Extreme acoustic anisotropy in crystals visualized by diffraction tensor

TL;DR

This paper introduces a rapid, robust method using diffraction tensor eigenvalues and stereographic projection to visualize and analyze acoustic anisotropy in crystals, aiding device design and orientation optimization.

Contribution

A novel method for survey and visualization of acoustic anisotropy based on diffraction tensor eigenvalues, applicable to various crystals and device design.

Findings

Identified singular directions of BAW propagation in crystals

Visualized areas of fast and slow wave velocity variation

Demonstrated application to lithium niobate for high-velocity surface waves

Abstract

Acoustic wave propagation in single crystals, metamaterials and composite structures is a basic mechanism in acoustic, acousto-electronic and acousto-optic devices. Acoustic anisotropy of crystals provides a variety of device performances and application fields, but its role in pre-estimation of achievable device characteristics and location of crystal orientations with desired properties is often underestimated.
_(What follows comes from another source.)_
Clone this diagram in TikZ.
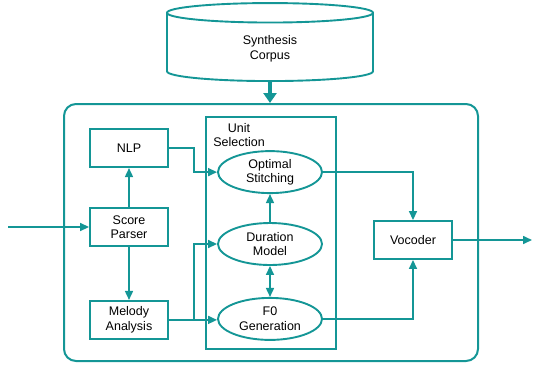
\documentclass[tikz,border=0pt]{standalone}
\usepackage{fontspec}
\setmainfont{Liberation Sans}
\usetikzlibrary{positioning,shapes.geometric,arrows.meta}
\definecolor{tealline}{RGB}{20,150,150}

\begin{document}
\begin{tikzpicture}[x=1pt,y=-1pt,font=\fontsize{12.5}{14.5}\selectfont,
	box/.style={rectangle,draw=tealline,line width=1.9pt,minimum width=78pt,minimum height=38pt,align=center},
	oval/.style={ellipse,draw=tealline,line width=1.9pt,minimum width=104pt,minimum height=42pt,inner sep=0pt,align=center},
	flow/.style={draw=tealline,line width=1.6pt,-{Triangle[length=9pt,width=8pt]}}]
		\useasboundingbox (0,0) rectangle (533,368);

		\node[cylinder,shape border rotate=90,aspect=0.32,draw=tealline,line width=1.9pt,minimum width=206pt,minimum height=78pt,align=center,anchor=south]	(corpus)	at (270,82)	{Synthesis\\Corpus};
		\node[draw=tealline,line width=2pt,rounded corners=12pt,minimum width=414pt,minimum height=257pt]	(frame)	at (271,232.5)	{};
		\node[draw=tealline,line width=1.9pt,minimum width=130pt,minimum height=232pt]	(unit)	at (271,233)	{};
		\node[align=center]									(unitlbl)	at (239,135)	{Unit\\Selection};

		\node[box]											(parser)	at (129,227)	{Score\\Parser};
		\node[box,node distance=39pt,above=of parser]		(nlp)		{NLP};
		\node[box,node distance=53pt,below=of parser]		(melody)	{Melody\\Analysis};

		\node[oval]											(dur)		at (270,244)	{Duration\\Model};
		\node[oval,node distance=28pt,above=of dur]			(opt)		{Optimal\\Stitching};
		\node[oval,node distance=31pt,below=of dur]			(f0)		{F0\\Generation};

		\node[box]											(vocoder)	at (413,240)	{Vocoder};

		\coordinate											(in)		at (8,227);
		\coordinate											(out)		at (532,240);

		\draw[draw=tealline,line width=4pt,-{Triangle[length=10pt,width=13pt]}] (corpus.south) -- (corpus.south |- frame.north);
		\draw[flow] (in) -- (parser);
		\draw[flow] (parser) -- (nlp);
		\draw[flow] (parser) -- (melody);
		\draw[flow] (nlp.east) -- ++(25,0) |- (opt.west);
		\draw[flow] (melody.east) -- ++(25,0) |- (dur.west);
		\draw[flow] (melody.east) -- (melody.east -| f0.west);
		\draw[flow] (dur) -- (opt);
		\draw[flow,{Triangle[length=9pt,width=8pt]}-{Triangle[length=9pt,width=8pt]}] (dur) -- (f0);
		\draw[flow] (opt.east) -| (vocoder.north);
		\draw[flow] (f0.east) -| (vocoder.south);
		\draw[flow] (vocoder) -- (out);
	\end{tikzpicture}
\end{document}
A geometrical image of acoustic anisotropy can be an important tool in design of devices based on wave propagation in single crystals or combinations of anisotropic materials. We propose a fast and robust method for survey and visualization of acoustic anisotropy based on calculation of the eigenvalues of bulk acoustic wave (BAW) diffraction tensor (curvature of the slowness surface). The stereographic projection of these eigenvalues clearly reveals singular directions of BAW propagation (acoustic axes) in anisotropic media and areas of fast or slow variation of wave velocities. The method is illustrated by application to three crystals of different symmetry used in different types of acoustic devices: paratellurite, lithium niobate, and potassium gadolinium tungstate. The specific features of acoustic anisotropy are discussed for each crystal in terms of their potential application in devices. In addition, we demonstrate that visualization of acoustic anisotropy of lithium niobate helps to find orientations supporting propagation of high-velocity surface acoustic waves.